* Your goal *
Print only the lines from the top of the data through the line with "761), (498, 1116)]", both included, skipping every picture.

* Data lines *
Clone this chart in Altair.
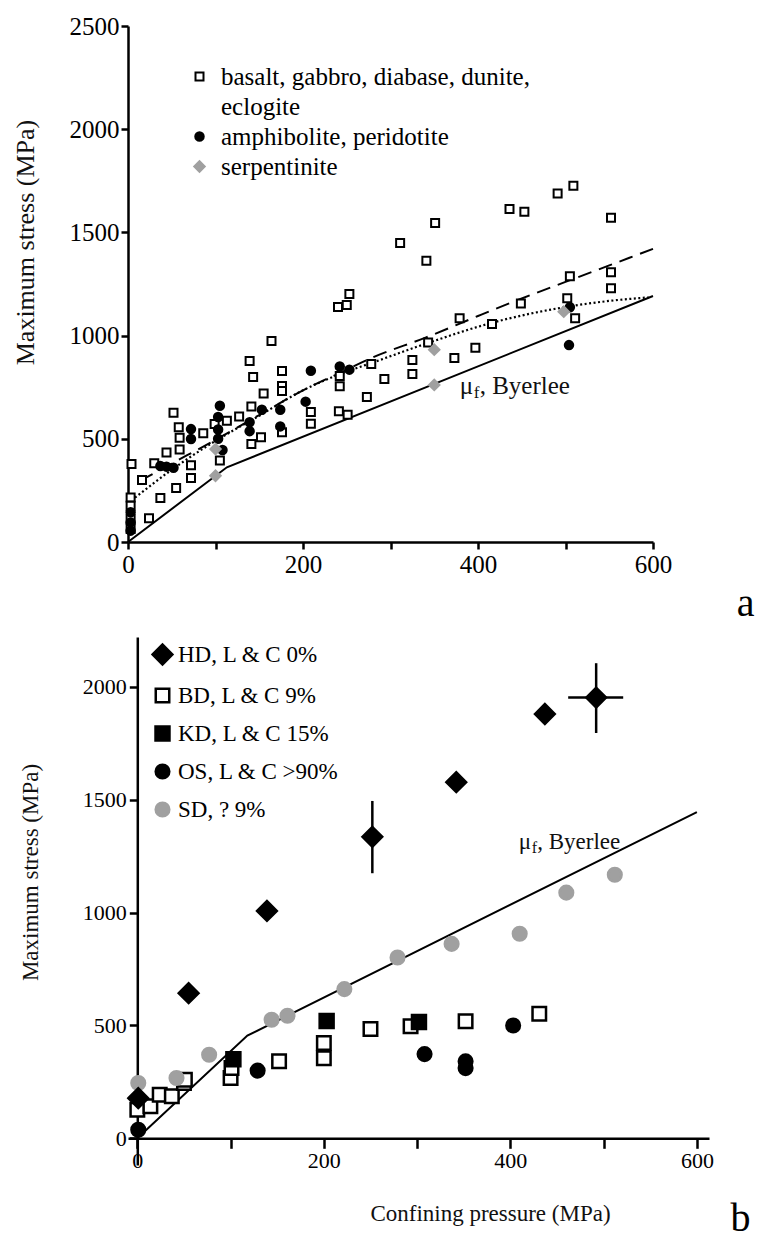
import altair as alt
import pandas as pd

FONT = "Liberation Serif"
GREY = "#a0a0a0"

# ---------------- Panel a data (confining pressure MPa, maximum stress MPa) ----------------
a_cats = ["basalt, gabbro, diabase, dunite,", "eclogite", "amphibolite, peridotite", "serpentinite"]
a_basalt = [(4, 378), (16, 300), (3, 216), (3, 176), (3, 111), (3, 63), (24, 115), (37, 213), (30, 382),
            (44, 434), (55, 262), (52, 626), (58, 556), (59, 505), (59, 448), (72, 372), (72, 310), (86, 527),
            (99, 572), (113, 587), (105, 395), (127, 608), (139, 877), (143, 800), (141, 657), (141, 475),
            (152, 508), (155, 720), (164, 974), (176, 828), (176, 756), (176, 732), (176, 532), (209, 630),
            (209, 573), (240, 1139), (250, 1148), (253, 1202), (242, 804), (242, 755), (241, 633), (251, 617),
            (273, 702), (278, 862), (293, 790), (311, 1449), (341, 1363), (351, 1546), (325, 882), (325, 814),
            (343, 967), (373, 891), (379, 1084), (397, 941), (416, 1056), (436, 1613), (453, 1600), (449, 1156),
            (491, 1689), (509, 1726), (552, 1571), (552, 1307), (552, 1229), (505, 1287), (502, 1181), (511, 1084)]
a_amph = [(3, 144), (3, 95), (3, 55), (37, 368), (44, 365), (52, 360), (72, 547), (72, 499), (105, 660),
          (103, 606), (103, 545), (103, 500), (108, 446), (139, 580), (139, 537), (153, 641), (174, 641),
          (174, 560), (203, 680), (209, 830), (242, 850), (253, 835), (504, 954), (505, 1137)]
a_serp = [(100, 450), (100, 321), (350, 932), (350, 761), (498, 1116)]

a_byerlee_p = [0, 113, 600]
a_byerlee_s = [0, 362, 1192]
a_dotted_p = [8, 50, 100, 150, 200, 240, 280, 340, 416, 498, 550, 595]
a_dotted_s = [215, 350, 490, 612, 735, 810, 870, 960, 1062, 1137, 1168, 1185]
a_dashed_p = [14, 50, 100, 150, 200, 240, 280, 340, 400, 450, 500, 550, 600]
a_dashed_s = [297, 380, 495, 615, 735, 815, 895, 990, 1095, 1180, 1260, 1340, 1420]
a_label_pos = (379, 756)
a_panel_pos = (716, -358)

# ---------------- Panel b data ----------------
b_cats = ["HD, L & C 0%", "BD, L & C 9%", "KD, L & C 15%", "OS, L & C >90%", "SD, ? 9%"]
b_hd = [(1, 178), (55, 643), (139, 1007), (252, 1335), (342, 1577), (437, 1879), (492, 1952)]
b_bd = [(0, 127), (14, 142), (24, 193), (37, 186), (50, 245), (51, 260), (100, 267), (101, 311), (152, 341),
        (200, 422), (200, 355), (250, 484), (293, 496), (352, 518), (431, 552)]
b_kd = [(103, 350), (203, 520), (302, 515)]
b_os = [(1, 38), (129, 300), (308, 373), (352, 341), (352, 311), (403, 500)]
b_sd = [(1, 245), (42, 267), (77, 370), (144, 525), (161, 543), (222, 661), (279, 801), (337, 861),
        (410, 906), (460, 1088), (512, 1167)]
b_verr_p = [252, 492]
b_verr_lo = [1174, 1795]
b_verr_hi = [1494, 2104]
b_herr_s = [1952]
b_herr_lo = [462]
b_herr_hi = [521]
b_byerlee_p = [0, 118, 600]
b_byerlee_s = [0, 455, 1445]
b_label_pos = (409, 1314)
b_panel_pos = (636, -410)


def pts(pairs, cat):
    return pd.DataFrame({"P": [p for p, _ in pairs], "S": [s for _, s in pairs], "cat": cat})


def line_df(ps, ss):
    return pd.DataFrame({"P": ps, "S": ss})


# ---------------- Panel a chart ----------------
AX_A_X = alt.Axis(values=list(range(0, 601, 100)), format="d",
                  labelExpr="datum.value % 200 == 0 ? datum.label : ''",
                  title=None, grid=False, domainColor="black", domainWidth=2.5, tickColor="black",
                  tickWidth=2.5, tickSize=7, labelFont=FONT, labelFontSize=25, labelColor="black",
                  labelPadding=3, labelFlush=False, labelOverlap=False)
AX_A_Y = alt.Axis(values=list(range(0, 2501, 500)), format="d", title="Maximum stress (MPa)", grid=False,
                  domainColor="black", domainWidth=2.5, tickColor="black", tickWidth=2.5, tickSize=7,
                  labelFont=FONT, labelFontSize=25, labelColor="black", labelPadding=2, labelFlush=False,
                  titleFont=FONT, titleFontSize=26, titleFontWeight="normal", titleColor="#111111",
                  titleX=-103, titleY=216, titleAngle=270, titleAlign="center", titleBaseline="middle")


def xa():
    return alt.X("P:Q", scale=alt.Scale(domain=[0, 600], nice=False, zero=False), axis=AX_A_X)


def ya():
    return alt.Y("S:Q", scale=alt.Scale(domain=[0, 2500], nice=False, zero=False), axis=AX_A_Y)


a_df = pd.concat([pts(a_basalt, a_cats[0]), pts(a_amph, a_cats[2]), pts(a_serp, a_cats[3])])
leg_a = alt.Legend(title=None, orient="none", legendX=59, legendY=38, labelFont=FONT, labelFontSize=25,
                   labelColor="black", labelLimit=600, rowPadding=4, labelOffset=9, symbolStrokeWidth=2,
                   padding=0)

a_points = alt.Chart(a_df).mark_point(strokeWidth=2, opacity=1, fillOpacity=1).encode(
    x=xa(), y=ya(),
    shape=alt.Shape("cat:N", scale=alt.Scale(domain=a_cats, range=["square", "square", "circle", "diamond"]), legend=leg_a),
    fill=alt.Fill("cat:N", scale=alt.Scale(domain=a_cats, range=["white", "transparent", "black", GREY]), legend=leg_a),
    stroke=alt.Stroke("cat:N", scale=alt.Scale(domain=a_cats, range=["black", "transparent", "black", GREY]), legend=leg_a),
    size=alt.Size("cat:N", scale=alt.Scale(type="ordinal", domain=a_cats, range=[64, 64, 72, 110]), legend=leg_a),
)

a_solid = alt.Chart(line_df(a_byerlee_p, a_byerlee_s)).mark_line(color="black", strokeWidth=2).encode(x=xa(), y=ya())
a_dot = alt.Chart(line_df(a_dotted_p, a_dotted_s)).mark_line(color="black", strokeWidth=2.2, strokeDash=[2, 2.5], interpolate="monotone").encode(x=xa(), y=ya())
a_dash = alt.Chart(line_df(a_dashed_p, a_dashed_s)).mark_line(color="black", strokeWidth=2, strokeDash=[14, 8], interpolate="monotone").encode(x=xa(), y=ya())

a_lab = pd.DataFrame({"P": [a_label_pos[0]], "S": [a_label_pos[1]]})
a_mu = alt.Chart(a_lab).mark_text(align="left", baseline="middle", font=FONT, fontSize=25, color="#111111").encode(x=xa(), y=ya(), text=alt.value("μ"))
a_f = alt.Chart(a_lab).mark_text(align="left", baseline="middle", font=FONT, fontSize=17, color="#111111", dx=14, dy=7).encode(x=xa(), y=ya(), text=alt.value("f"))
a_by = alt.Chart(a_lab).mark_text(align="left", baseline="middle", font=FONT, fontSize=25, color="#111111", dx=20).encode(x=xa(), y=ya(), text=alt.value(", Byerlee"))
a_pan = alt.Chart(pd.DataFrame({"P": [a_panel_pos[0]], "S": [a_panel_pos[1]]})).mark_text(
    align="right", baseline="alphabetic", font=FONT, fontSize=40, color="black").encode(x=xa(), y=ya(), text=alt.value("a"))

top = alt.layer(a_solid, a_dot, a_dash, a_points, a_mu, a_f, a_by, a_pan).properties(width=525, height=516)

# ---------------- Panel b chart ----------------
AX_B_X = alt.Axis(values=list(range(0, 601, 100)), format="d",
                  labelExpr="datum.value % 200 == 0 ? datum.label : ''",
                  title="Confining pressure (MPa)", grid=False, offset=-26.7, domainColor="black",
                  domainWidth=2.5, tickColor="black", tickWidth=2.5, tickSize=10, labelFont=FONT,
                  labelFontSize=22, labelColor="black", labelPadding=2, labelFlush=False, labelOverlap=False,
                  titleFont=FONT, titleFontSize=23, titleFontWeight="normal", titleColor="#111111",
                  titleX=362, titleY=75, titleAlign="center", titleBaseline="middle")
AX_B_Y = alt.Axis(values=list(range(0, 2001, 500)), format="d", title="Maximum stress (MPa)", grid=False,
                  offset=-9.3, domainColor="black", domainWidth=2.5, tickColor="black", tickWidth=2.5,
                  tickSize=8, labelFont=FONT, labelFontSize=22, labelColor="black", labelPadding=3,
                  labelFlush=False, titleFont=FONT, titleFontSize=23, titleFontWeight="normal",
                  titleColor="#111111", titleX=-107, titleY=235, titleAngle=270, titleAlign="center",
                  titleBaseline="middle")


def xb(field="P"):
    return alt.X(f"{field}:Q", scale=alt.Scale(domain=[-10, 613], nice=False, zero=False), axis=AX_B_X)


def yb(field="S"):
    return alt.Y(f"{field}:Q", scale=alt.Scale(domain=[-118, 2220], nice=False, zero=False), axis=AX_B_Y)


b_df = pd.concat([pts(b_bd, b_cats[1]), pts(b_kd, b_cats[2]), pts(b_os, b_cats[3]), pts(b_sd, b_cats[4]),
                  pts(b_hd, b_cats[0])])
leg_b = alt.Legend(title=None, orient="none", legendX=23, legendY=6, labelFont=FONT, labelFontSize=23,
                   labelColor="black", labelLimit=600, rowPadding=13, labelOffset=4, symbolStrokeWidth=2.5,
                   padding=0)

b_points = alt.Chart(b_df).mark_point(strokeWidth=2.5, opacity=1, fillOpacity=1).encode(
    x=xb(), y=yb(),
    shape=alt.Shape("cat:N", scale=alt.Scale(domain=b_cats, range=["diamond", "square", "square", "circle", "circle"]), legend=leg_b),
    fill=alt.Fill("cat:N", scale=alt.Scale(domain=b_cats, range=["black", "white", "black", "black", GREY]), legend=leg_b),
    stroke=alt.Stroke("cat:N", scale=alt.Scale(domain=b_cats, range=["black", "black", "black", "black", GREY]), legend=leg_b),
    size=alt.Size("cat:N", scale=alt.Scale(type="ordinal", domain=b_cats, range=[390, 182, 195, 185, 185]), legend=leg_b),
)

b_solid = alt.Chart(line_df(b_byerlee_p, b_byerlee_s)).mark_line(color="black", strokeWidth=2).encode(x=xb(), y=yb())
b_verr = alt.Chart(pd.DataFrame({"P": b_verr_p, "S": b_verr_lo, "S2": b_verr_hi})).mark_rule(color="black", strokeWidth=2.5).encode(
    x=xb(), y=yb(), y2=alt.Y2("S2:Q"))
b_herr = alt.Chart(pd.DataFrame({"P": b_herr_lo, "P2": b_herr_hi, "S": b_herr_s})).mark_rule(color="black", strokeWidth=2.5).encode(
    x=xb(), x2=alt.X2("P2:Q"), y=yb())

b_lab = pd.DataFrame({"P": [b_label_pos[0]], "S": [b_label_pos[1]]})
b_mu = alt.Chart(b_lab).mark_text(align="left", baseline="middle", font=FONT, fontSize=23, color="#111111").encode(x=xb(), y=yb(), text=alt.value("μ"))
b_f = alt.Chart(b_lab).mark_text(align="left", baseline="middle", font=FONT, fontSize=16, color="#111111", dx=13, dy=6).encode(x=xb(), y=yb(), text=alt.value("f"))
b_by = alt.Chart(b_lab).mark_text(align="left", baseline="middle", font=FONT, fontSize=23, color="#111111", dx=18.5).encode(x=xb(), y=yb(), text=alt.value(", Byerlee"))
b_pan = alt.Chart(pd.DataFrame({"P": [b_panel_pos[0]], "S": [b_panel_pos[1]]})).mark_text(
    align="left", baseline="alphabetic", font=FONT, fontSize=40, color="black").encode(x=xb(), y=yb(), text=alt.value("b"))

bottom = alt.layer(b_solid, b_verr, b_herr, b_points, b_mu, b_f, b_by, b_pan).properties(width=581, height=528)

chart = alt.vconcat(top, bottom, spacing=13).resolve_scale(
    x="independent", y="independent", shape="independent", fill="independent", stroke="independent",
    size="independent").resolve_legend(shape="independent", fill="independent", stroke="independent",
                                      size="independent").resolve_axis(x="independent", y="independent").properties(
    padding={"left": 4, "top": 6, "right": 0, "bottom": 0}, background="white"
).configure(font=FONT).configure_view(stroke=None)

chart.save("out.html", embed_options={"renderer": "svg", "actions": False})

* Completed task *
Clone this chart in Altair.
import altair as alt
import pandas as pd

FONT = "Liberation Serif"
GREY = "#a0a0a0"

# ---------------- Panel a data (confining pressure MPa, maximum stress MPa) ----------------
a_cats = ["basalt, gabbro, diabase, dunite,", "eclogite", "amphibolite, peridotite", "serpentinite"]
a_basalt = [(4, 378), (16, 300), (3, 216), (3, 176), (3, 111), (3, 63), (24, 115), (37, 213), (30, 382),
            (44, 434), (55, 262), (52, 626), (58, 556), (59, 505), (59, 448), (72, 372), (72, 310), (86, 527),
            (99, 572), (113, 587), (105, 395), (127, 608), (139, 877), (143, 800), (141, 657), (141, 475),
            (152, 508), (155, 720), (164, 974), (176, 828), (176, 756), (176, 732), (176, 532), (209, 630),
            (209, 573), (240, 1139), (250, 1148), (253, 1202), (242, 804), (242, 755), (241, 633), (251, 617),
            (273, 702), (278, 862), (293, 790), (311, 1449), (341, 1363), (351, 1546), (325, 882), (325, 814),
            (343, 967), (373, 891), (379, 1084), (397, 941), (416, 1056), (436, 1613), (453, 1600), (449, 1156),
            (491, 1689), (509, 1726), (552, 1571), (552, 1307), (552, 1229), (505, 1287), (502, 1181), (511, 1084)]
a_amph = [(3, 144), (3, 95), (3, 55), (37, 368), (44, 365), (52, 360), (72, 547), (72, 499), (105, 660),
          (103, 606), (103, 545), (103, 500), (108, 446), (139, 580), (139, 537), (153, 641), (174, 641),
          (174, 560), (203, 680), (209, 830), (242, 850), (253, 835), (504, 954), (505, 1137)]
a_serp = [(100, 450), (100, 321), (350, 932), (350, 761), (498, 1116)]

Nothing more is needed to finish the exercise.